Take the instance at hand. The Prince’s charities are, at least on the face of it, a good cause. So is Pembroke College, for that matter. Hundreds and hundreds of thousands of pounds flow into them – and all HRH has to do is shake hands with Mahfouz and arrange for him to acquire three essentially meaningless letters after his name. And however piously they bloviate about integrity, politicians have been bunging big donors honours since the year dot. That’s not a bad way of funding our politics if you ask me. Much better, surely, to have these people swank about with the letterhead equivalent of vanity plates than to have them expect direct political influence in return.

Does it cheapen ‘real’ honours? Not really. Most of us, given a quick Google, won’t have too much trouble telling the difference between the MBE given to that apocryphal long-serving lollipop lady in recognition of humble service to the nation, and that bestowed on the hedge-fund spiv who always buys a table at the Tory ball.
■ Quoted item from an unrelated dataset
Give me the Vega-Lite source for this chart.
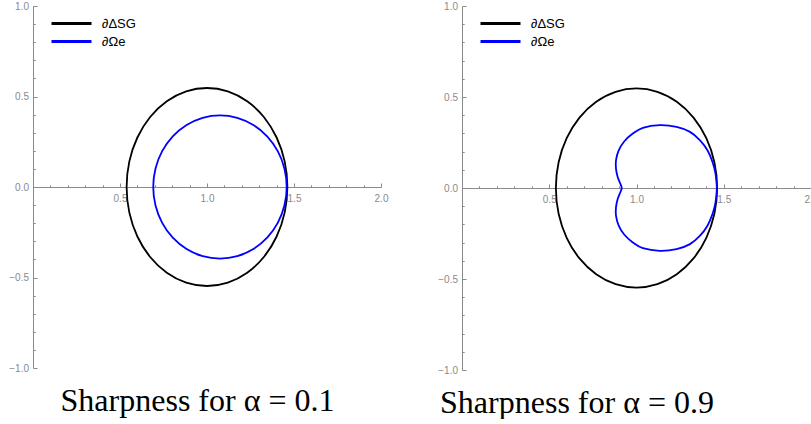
{
  "$schema": "https://vega.github.io/schema/vega-lite/v6.json",
  "background": "white",
  "padding": {"left": 8, "top": 1, "right": -7, "bottom": 0},
  "config": {
    "view": {"stroke": null},
    "concat": {"spacing": 49},
    "axis": {"grid": false, "title": null, "domainColor": "#8a8a8a", "tickColor": "#8a8a8a", "labelColor": "#8a8a8a", "labelFont": "Liberation Sans", "labelFontSize": 10, "labelOverlap": false, "labelFlush": false, "labelBound": false, "domainWidth": 1, "tickWidth": 1},
    "title": {"font": "Liberation Serif", "fontSize": 32, "fontWeight": "normal", "color": "#000000"},
    "legend": {"orient": "none", "legendX": 32, "legendY": 11, "title": null, "symbolType": "M-4,0H4", "symbolSize": 100, "symbolStrokeWidth": 3, "labelFont": "Liberation Sans", "labelFontSize": 13, "labelColor": "#000000", "labelOffset": 24, "rowPadding": 4, "padding": 0}
  },
  "resolve": {"legend": {"color": "independent"}},
  "datasets": {
    "curves": [
      {"panel": "both", "curve": "∂ΔSG", "i": 0, "x": 1.462, "y": 0},
      {"panel": "both", "curve": "∂ΔSG", "i": 1, "x": 1.4463, "y": 0.1416},
      {"panel": "both", "curve": "∂ΔSG", "i": 2, "x": 1.4001, "y": 0.2735},
      {"panel": "both", "curve": "∂ΔSG", "i": 3, "x": 1.3267, "y": 0.3868},
      {"panel": "both", "curve": "∂ΔSG", "i": 4, "x": 1.231, "y": 0.4737},
      {"panel": "both", "curve": "∂ΔSG", "i": 5, "x": 1.1196, "y": 0.5284},
      {"panel": "both", "curve": "∂ΔSG", "i": 6, "x": 1.0, "y": 0.547},
      {"panel": "both", "curve": "∂ΔSG", "i": 7, "x": 0.8804, "y": 0.5284},
      {"panel": "both", "curve": "∂ΔSG", "i": 8, "x": 0.769, "y": 0.4737},
      {"panel": "both", "curve": "∂ΔSG", "i": 9, "x": 0.6733, "y": 0.3868},
      {"panel": "both", "curve": "∂ΔSG", "i": 10, "x": 0.5999, "y": 0.2735},
      {"panel": "both", "curve": "∂ΔSG", "i": 11, "x": 0.5537, "y": 0.1416},
      {"panel": "both", "curve": "∂ΔSG", "i": 12, "x": 0.538, "y": 0},
      {"panel": "both", "curve": "∂ΔSG", "i": 13, "x": 0.5537, "y": -0.1416},
      {"panel": "both", "curve": "∂ΔSG", "i": 14, "x": 0.5999, "y": -0.2735},
      {"panel": "both", "curve": "∂ΔSG", "i": 15, "x": 0.6733, "y": -0.3868},
      {"panel": "both", "curve": "∂ΔSG", "i": 16, "x": 0.769, "y": -0.4737},
      {"panel": "both", "curve": "∂ΔSG", "i": 17, "x": 0.8804, "y": -0.5284},
      {"panel": "both", "curve": "∂ΔSG", "i": 18, "x": 1.0, "y": -0.547},
      {"panel": "both", "curve": "∂ΔSG", "i": 19, "x": 1.1196, "y": -0.5284},
      {"panel": "both", "curve": "∂ΔSG", "i": 20, "x": 1.231, "y": -0.4737},
      {"panel": "both", "curve": "∂ΔSG", "i": 21, "x": 1.3267, "y": -0.3868},
      {"panel": "both", "curve": "∂ΔSG", "i": 22, "x": 1.4001, "y": -0.2735},
      {"panel": "both", "curve": "∂ΔSG", "i": 23, "x": 1.4463, "y": -0.1416},
      {"panel": "a", "curve": "∂Ωe", "i": 0, "x": 1.458, "y": 0},
      {"panel": "a", "curve": "∂Ωe", "i": 1, "x": 1.4449, "y": 0.1025},
      {"panel": "a", "curve": "∂Ωe", "i": 2, "x": 1.4066, "y": 0.198},
      {"panel": "a", "curve": "∂Ωe", "i": 3, "x": 1.3457, "y": 0.28},
      {"panel": "a", "curve": "∂Ωe", "i": 4, "x": 1.2663, "y": 0.3429},
      {"panel": "a", "curve": "∂Ωe", "i": 5, "x": 1.1738, "y": 0.3825},
      {"panel": "a", "curve": "∂Ωe", "i": 6, "x": 1.0745, "y": 0.396},
      {"panel": "a", "curve": "∂Ωe", "i": 7, "x": 0.9752, "y": 0.3825},
      {"panel": "a", "curve": "∂Ωe", "i": 8, "x": 0.8827, "y": 0.3429},
      {"panel": "a", "curve": "∂Ωe", "i": 9, "x": 0.8033, "y": 0.28},
      {"panel": "a", "curve": "∂Ωe", "i": 10, "x": 0.7424, "y": 0.198},
      {"panel": "a", "curve": "∂Ωe", "i": 11, "x": 0.7041, "y": 0.1025},
      {"panel": "a", "curve": "∂Ωe", "i": 12, "x": 0.691, "y": 0},
      {"panel": "a", "curve": "∂Ωe", "i": 13, "x": 0.7041, "y": -0.1025},
      {"panel": "a", "curve": "∂Ωe", "i": 14, "x": 0.7424, "y": -0.198},
      {"panel": "a", "curve": "∂Ωe", "i": 15, "x": 0.8033, "y": -0.28},
      {"panel": "a", "curve": "∂Ωe", "i": 16, "x": 0.8827, "y": -0.3429},
      {"panel": "a", "curve": "∂Ωe", "i": 17, "x": 0.9752, "y": -0.3825},
      {"panel": "a", "curve": "∂Ωe", "i": 18, "x": 1.0745, "y": -0.396},
      {"panel": "a", "curve": "∂Ωe", "i": 19, "x": 1.1738, "y": -0.3825},
      {"panel": "a", "curve": "∂Ωe", "i": 20, "x": 1.2663, "y": -0.3429},
      {"panel": "a", "curve": "∂Ωe", "i": 21, "x": 1.3457, "y": -0.28},
      {"panel": "a", "curve": "∂Ωe", "i": 22, "x": 1.4066, "y": -0.198},
      {"panel": "a", "curve": "∂Ωe", "i": 23, "x": 1.4449, "y": -0.1025},
      {"panel": "b", "curve": "∂Ωe", "i": 0, "x": 1.4605, "y": 0},
      {"panel": "b", "curve": "∂Ωe", "i": 1, "x": 1.4528, "y": 0.0788},
      {"panel": "b", "curve": "∂Ωe", "i": 2, "x": 1.4355, "y": 0.1433},
      {"panel": "b", "curve": "∂Ωe", "i": 3, "x": 1.4066, "y": 0.2072},
      {"panel": "b", "curve": "∂Ωe", "i": 4, "x": 1.3642, "y": 0.2623},
      {"panel": "b", "curve": "∂Ωe", "i": 5, "x": 1.3064, "y": 0.3085},
      {"panel": "b", "curve": "∂Ωe", "i": 6, "x": 1.2293, "y": 0.336},
      {"panel": "b", "curve": "∂Ωe", "i": 7, "x": 1.133, "y": 0.345},
      {"panel": "b", "curve": "∂Ωe", "i": 8, "x": 1.0366, "y": 0.3306},
      {"panel": "b", "curve": "∂Ωe", "i": 9, "x": 0.9788, "y": 0.299},
      {"panel": "b", "curve": "∂Ωe", "i": 10, "x": 0.9306, "y": 0.257},
      {"panel": "b", "curve": "∂Ωe", "i": 11, "x": 0.8979, "y": 0.2072},
      {"panel": "b", "curve": "∂Ωe", "i": 12, "x": 0.8824, "y": 0.1521},
      {"panel": "b", "curve": "∂Ωe", "i": 13, "x": 0.8824, "y": 0.1063},
      {"panel": "b", "curve": "∂Ωe", "i": 14, "x": 0.8921, "y": 0.0606},
      {"panel": "b", "curve": "∂Ωe", "i": 15, "x": 0.9075, "y": 0.0237},
      {"panel": "b", "curve": "∂Ωe", "i": 16, "x": 0.9152, "y": 0},
      {"panel": "b", "curve": "∂Ωe", "i": 17, "x": 0.9075, "y": -0.0237},
      {"panel": "b", "curve": "∂Ωe", "i": 18, "x": 0.8921, "y": -0.0606},
      {"panel": "b", "curve": "∂Ωe", "i": 19, "x": 0.8824, "y": -0.1063},
      {"panel": "b", "curve": "∂Ωe", "i": 20, "x": 0.8824, "y": -0.1521},
      {"panel": "b", "curve": "∂Ωe", "i": 21, "x": 0.8979, "y": -0.2072},
      {"panel": "b", "curve": "∂Ωe", "i": 22, "x": 0.9306, "y": -0.257},
      {"panel": "b", "curve": "∂Ωe", "i": 23, "x": 0.9788, "y": -0.299},
      {"panel": "b", "curve": "∂Ωe", "i": 24, "x": 1.0366, "y": -0.3306},
      {"panel": "b", "curve": "∂Ωe", "i": 25, "x": 1.133, "y": -0.345},
      {"panel": "b", "curve": "∂Ωe", "i": 26, "x": 1.2293, "y": -0.336},
      {"panel": "b", "curve": "∂Ωe", "i": 27, "x": 1.3064, "y": -0.3085},
      {"panel": "b", "curve": "∂Ωe", "i": 28, "x": 1.3642, "y": -0.2623},
      {"panel": "b", "curve": "∂Ωe", "i": 29, "x": 1.4066, "y": -0.2072},
      {"panel": "b", "curve": "∂Ωe", "i": 30, "x": 1.4355, "y": -0.1433},
      {"panel": "b", "curve": "∂Ωe", "i": 31, "x": 1.4528, "y": -0.0788}
    ]
  },
  "hconcat": [
    {
      "width": 348,
      "height": 362,
      "title": {"text": "Sharpness for α = 0.1", "orient": "bottom", "anchor": "middle", "dx": -9.5, "offset": 13},
      "data": {"name": "curves"},
      "transform": [{"filter": "datum.panel === 'both' || datum.panel === 'a'"}],
      "mark": {"type": "line", "interpolate": "cardinal-closed", "strokeWidth": 1.8},
      "encoding": {
        "x": {"field": "x", "type": "quantitative", "scale": {"domain": [0, 2], "nice": false, "zero": false},
          "axis": {"orient": "bottom", "offset": -181, "values": [0.1, 0.2, 0.3, 0.4, 0.5, 0.6, 0.7, 0.8, 0.9, 1.0, 1.1, 1.2, 1.3, 1.4, 1.5, 1.6, 1.7, 1.8, 1.9, 2.0],
            "labelExpr": "datum.value % 0.5 === 0 ? format(datum.value, '.1f') : ''",
            "tickSize": {"condition": {"test": "datum.value % 0.5 === 0", "value": -4}, "value": -2.2},
            "labelPadding": 10}},
        "y": {"field": "y", "type": "quantitative", "scale": {"domain": [-1, 1], "nice": false, "zero": false},
          "axis": {"orient": "left", "values": [-1.0, -0.9, -0.8, -0.7, -0.6, -0.5, -0.4, -0.3, -0.2, -0.1, 0.0, 0.1, 0.2, 0.3, 0.4, 0.5, 0.6, 0.7, 0.8, 0.9, 1.0],
            "labelExpr": "datum.value % 0.5 === 0 ? format(datum.value, '.1f') : ''",
            "tickSize": {"condition": {"test": "datum.value % 0.5 === 0", "value": -4}, "value": -2.2},
            "labelPadding": 8.5}},
        "order": {"field": "i", "type": "quantitative"},
        "color": {"field": "curve", "type": "nominal", "scale": {"domain": ["∂ΔSG", "∂Ωe"], "range": ["#000000", "#0000ff"]}}
      }
    },
    {
      "width": 349,
      "height": 364,
      "title": {"text": "Sharpness for α = 0.9", "orient": "bottom", "anchor": "middle", "dx": -59.5, "offset": 13},
      "data": {"name": "curves"},
      "transform": [{"filter": "datum.panel === 'both' || datum.panel === 'b'"}],
      "mark": {"type": "line", "interpolate": "cardinal-closed", "strokeWidth": 1.8},
      "encoding": {
        "x": {"field": "x", "type": "quantitative", "scale": {"domain": [0, 2], "nice": false, "zero": false},
          "axis": {"orient": "bottom", "offset": -182, "values": [0.1, 0.2, 0.3, 0.4, 0.5, 0.6, 0.7, 0.8, 0.9, 1.0, 1.1, 1.2, 1.3, 1.4, 1.5, 1.6, 1.7, 1.8, 1.9, 2.0],
            "labelExpr": "datum.value % 0.5 === 0 ? format(datum.value, '.1f') : ''",
            "tickSize": {"condition": {"test": "datum.value % 0.5 === 0", "value": -4}, "value": -2.2},
            "labelPadding": 10}},
        "y": {"field": "y", "type": "quantitative", "scale": {"domain": [-1, 1], "nice": false, "zero": false},
          "axis": {"orient": "left", "values": [-1.0, -0.9, -0.8, -0.7, -0.6, -0.5, -0.4, -0.3, -0.2, -0.1, 0.0, 0.1, 0.2, 0.3, 0.4, 0.5, 0.6, 0.7, 0.8, 0.9, 1.0],
            "labelExpr": "datum.value % 0.5 === 0 ? format(datum.value, '.1f') : ''",
            "tickSize": {"condition": {"test": "datum.value % 0.5 === 0", "value": -4}, "value": -2.2},
            "labelPadding": 8.5}},
        "order": {"field": "i", "type": "quantitative"},
        "color": {"field": "curve", "type": "nominal", "scale": {"domain": ["∂ΔSG", "∂Ωe"], "range": ["#000000", "#0000ff"]}}
      }
    }
  ]
}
As for Mahfouz bin Mahfouz: who, seriously, will look at his Hon CBE and expect that it will be in return for anything other than a whole bunch of donations? I certainly can’t picture him standing on a zebra crossing holding a lollipop. The system is not only cheap and effective, then: it has the virtue of transparency.

The paradox, though, is that we have to keep pretending that honours can’t be bought. Why? Because otherwise rich people would stop wanting to buy them. Vive hypocrisy. It works.